Otherwise, you have to specify the configuration file while hiproxy starts. In the case, you may place the configuration file anywhere, which can be named anything. (Omitted hosts file name is hosts, and rewrite file name is rewrite).

Specifiy configuration file

You can use some options to specify the name of configuration file. They are -c, --hosts-file <files> or -r, --rewrite-file <files>.

-c, --hosts-file <files> is used to specify the path of hosts file. , can be used to separate more than one files.

-r, --rewrite-file <files> is used to specify the path of rewrite file. , can be used to separate more than one files.

<files> supports simple wildchar mode to speify more files. For example, --rewrite-file ./*/*.conf.

Note

If you specified a configuration file, hiproxy would look for specified file to instead of looking for omitted hosts ro rewrite. For example:

  • If -c ./*/hosts.conf is specified, hiproxy would ignore the file named hosts.
  • If -r ./*/rewrite.conf is specified, hiproxy would ignore the file named rewrite.

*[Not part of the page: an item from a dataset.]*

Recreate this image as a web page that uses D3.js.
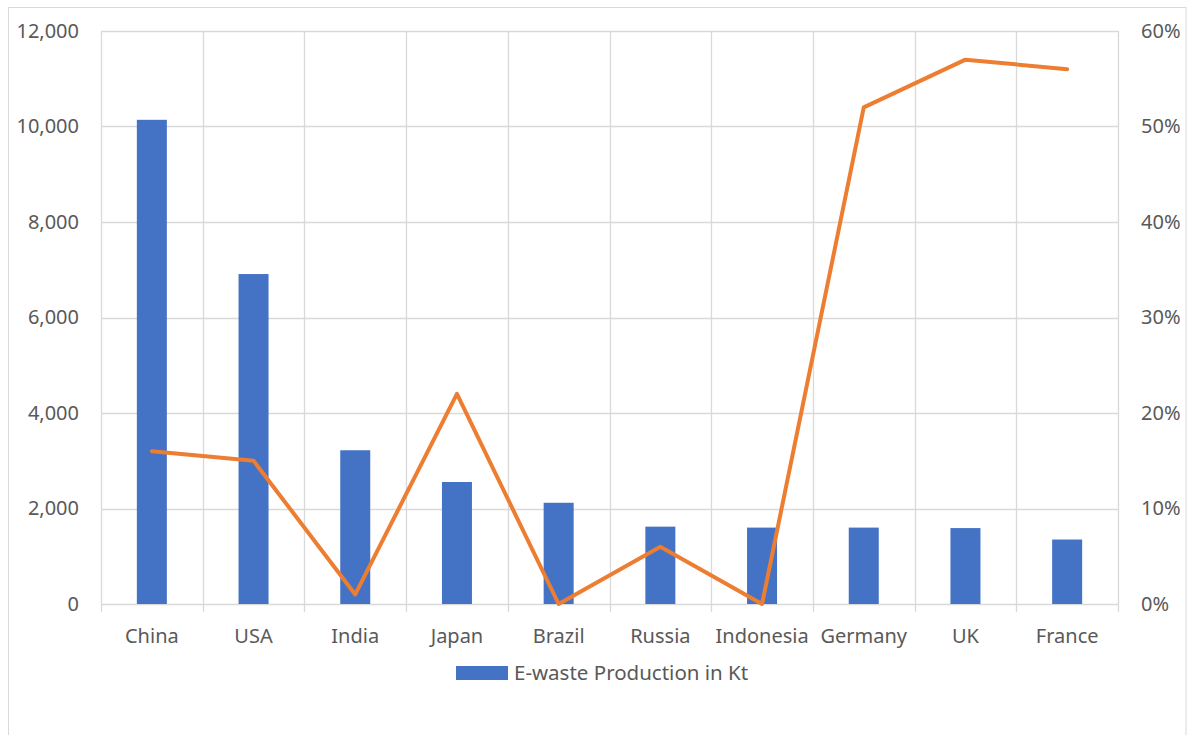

Wildchars in configuraton files

Suporting wildchars:

wildchars description example mached unmached
* Match one or more characters. ./test-*.js ./test-hello.js ./test-.js
? Match only one character. ./test?.js ./testA.js ./testAB.js
[abc] Matches a single character that is contained within the brackets. ./test[ABC].js ./testA.js ./testD.js
[^abc] Matches a single character that is not contained within the brackets. ./test[^ABC].js ./testD.js ./testA.js
[!abc] Same as [^abc] ./test[!ABC].js ./testD.js ./testA.js

Note

Do not support use ** to look for files in any hierarchy.